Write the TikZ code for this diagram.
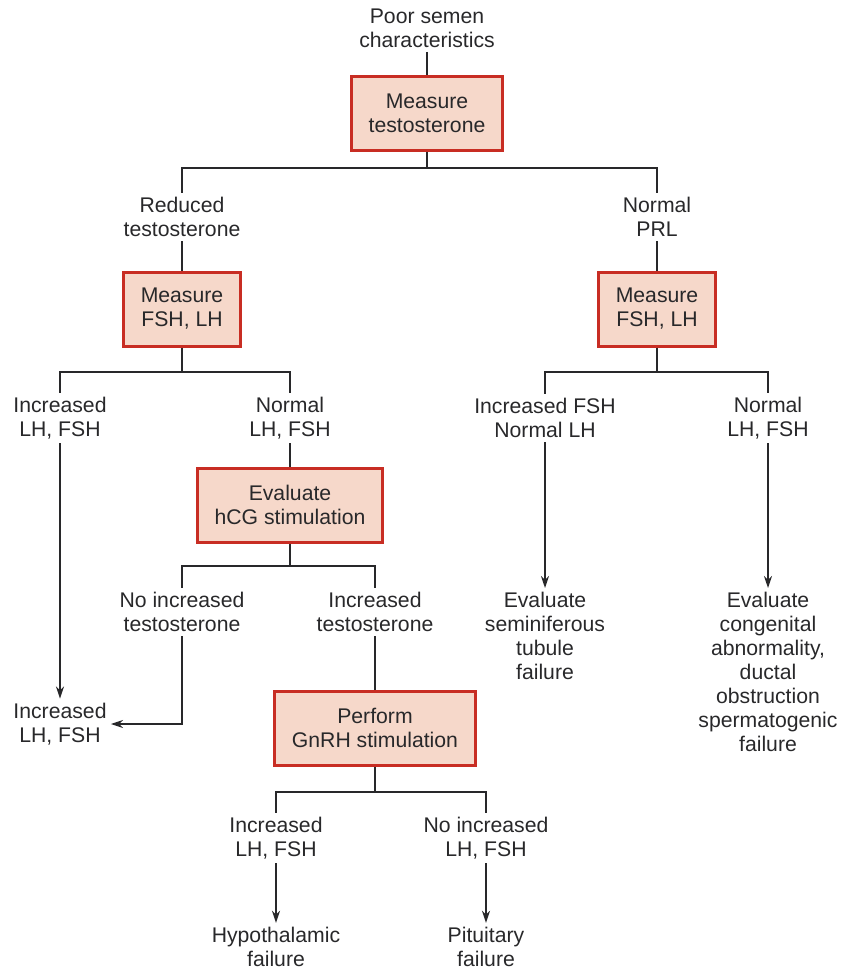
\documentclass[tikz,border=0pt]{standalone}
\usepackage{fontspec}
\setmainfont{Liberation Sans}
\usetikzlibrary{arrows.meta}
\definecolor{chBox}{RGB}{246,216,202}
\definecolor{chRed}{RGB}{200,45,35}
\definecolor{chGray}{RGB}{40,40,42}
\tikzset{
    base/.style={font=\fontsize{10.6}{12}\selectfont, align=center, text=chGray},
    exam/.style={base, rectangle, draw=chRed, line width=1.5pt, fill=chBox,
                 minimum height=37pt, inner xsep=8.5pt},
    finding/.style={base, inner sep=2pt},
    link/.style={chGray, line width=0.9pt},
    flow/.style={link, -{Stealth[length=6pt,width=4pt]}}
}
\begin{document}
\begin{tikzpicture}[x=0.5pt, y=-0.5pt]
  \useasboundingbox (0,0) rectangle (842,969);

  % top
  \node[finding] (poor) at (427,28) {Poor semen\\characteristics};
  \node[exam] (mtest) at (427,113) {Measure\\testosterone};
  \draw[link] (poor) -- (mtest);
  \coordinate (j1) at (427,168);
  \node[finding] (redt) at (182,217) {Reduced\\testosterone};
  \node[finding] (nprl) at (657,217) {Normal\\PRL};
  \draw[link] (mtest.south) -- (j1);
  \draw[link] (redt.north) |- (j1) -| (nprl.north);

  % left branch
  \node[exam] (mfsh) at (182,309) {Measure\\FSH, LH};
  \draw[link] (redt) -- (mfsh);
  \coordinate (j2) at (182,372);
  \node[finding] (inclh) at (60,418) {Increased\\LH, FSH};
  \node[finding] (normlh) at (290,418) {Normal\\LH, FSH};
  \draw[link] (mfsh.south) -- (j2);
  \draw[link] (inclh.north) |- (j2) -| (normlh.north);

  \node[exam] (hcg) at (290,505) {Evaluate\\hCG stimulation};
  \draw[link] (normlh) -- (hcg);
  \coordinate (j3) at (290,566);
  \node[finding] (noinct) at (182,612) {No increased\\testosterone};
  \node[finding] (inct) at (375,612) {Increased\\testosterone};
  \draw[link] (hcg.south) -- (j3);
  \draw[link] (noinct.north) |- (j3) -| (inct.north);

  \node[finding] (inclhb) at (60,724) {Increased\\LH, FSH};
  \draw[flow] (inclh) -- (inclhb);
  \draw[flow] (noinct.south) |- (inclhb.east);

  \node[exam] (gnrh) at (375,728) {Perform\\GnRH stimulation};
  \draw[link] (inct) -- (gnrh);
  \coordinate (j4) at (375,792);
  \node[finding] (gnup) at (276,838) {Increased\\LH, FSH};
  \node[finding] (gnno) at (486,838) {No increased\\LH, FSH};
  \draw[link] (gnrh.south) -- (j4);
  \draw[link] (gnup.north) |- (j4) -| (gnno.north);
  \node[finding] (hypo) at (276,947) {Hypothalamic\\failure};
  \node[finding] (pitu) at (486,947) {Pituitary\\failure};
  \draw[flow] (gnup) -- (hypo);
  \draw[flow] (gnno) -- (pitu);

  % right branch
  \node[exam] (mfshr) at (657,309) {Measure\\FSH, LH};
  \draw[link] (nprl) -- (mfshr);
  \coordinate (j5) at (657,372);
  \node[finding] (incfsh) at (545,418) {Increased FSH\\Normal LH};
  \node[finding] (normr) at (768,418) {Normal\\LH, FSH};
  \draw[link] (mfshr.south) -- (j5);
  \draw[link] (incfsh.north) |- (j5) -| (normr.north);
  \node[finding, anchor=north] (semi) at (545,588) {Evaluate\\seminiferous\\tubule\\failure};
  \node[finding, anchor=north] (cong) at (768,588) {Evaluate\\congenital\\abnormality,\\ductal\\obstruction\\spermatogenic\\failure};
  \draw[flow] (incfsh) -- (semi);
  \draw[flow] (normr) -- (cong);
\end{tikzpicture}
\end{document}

______

What is asked — Take the lines from the start of the material to the line with "(j1) -| (nprl.north);", both included, and transcribe them exactly without the pictures.

Exercise answer —
Write the TikZ code for this diagram.
\documentclass[tikz,border=0pt]{standalone}
\usepackage{fontspec}
\setmainfont{Liberation Sans}
\usetikzlibrary{arrows.meta}
\definecolor{chBox}{RGB}{246,216,202}
\definecolor{chRed}{RGB}{200,45,35}
\definecolor{chGray}{RGB}{40,40,42}
\tikzset{
    base/.style={font=\fontsize{10.6}{12}\selectfont, align=center, text=chGray},
    exam/.style={base, rectangle, draw=chRed, line width=1.5pt, fill=chBox,
                 minimum height=37pt, inner xsep=8.5pt},
    finding/.style={base, inner sep=2pt},
    link/.style={chGray, line width=0.9pt},
    flow/.style={link, -{Stealth[length=6pt,width=4pt]}}
}
\begin{document}
\begin{tikzpicture}[x=0.5pt, y=-0.5pt]
  \useasboundingbox (0,0) rectangle (842,969);

  % top
  \node[finding] (poor) at (427,28) {Poor semen\\characteristics};
  \node[exam] (mtest) at (427,113) {Measure\\testosterone};
  \draw[link] (poor) -- (mtest);
  \coordinate (j1) at (427,168);
  \node[finding] (redt) at (182,217) {Reduced\\testosterone};
  \node[finding] (nprl) at (657,217) {Normal\\PRL};
  \draw[link] (mtest.south) -- (j1);
  \draw[link] (redt.north) |- (j1) -| (nprl.north);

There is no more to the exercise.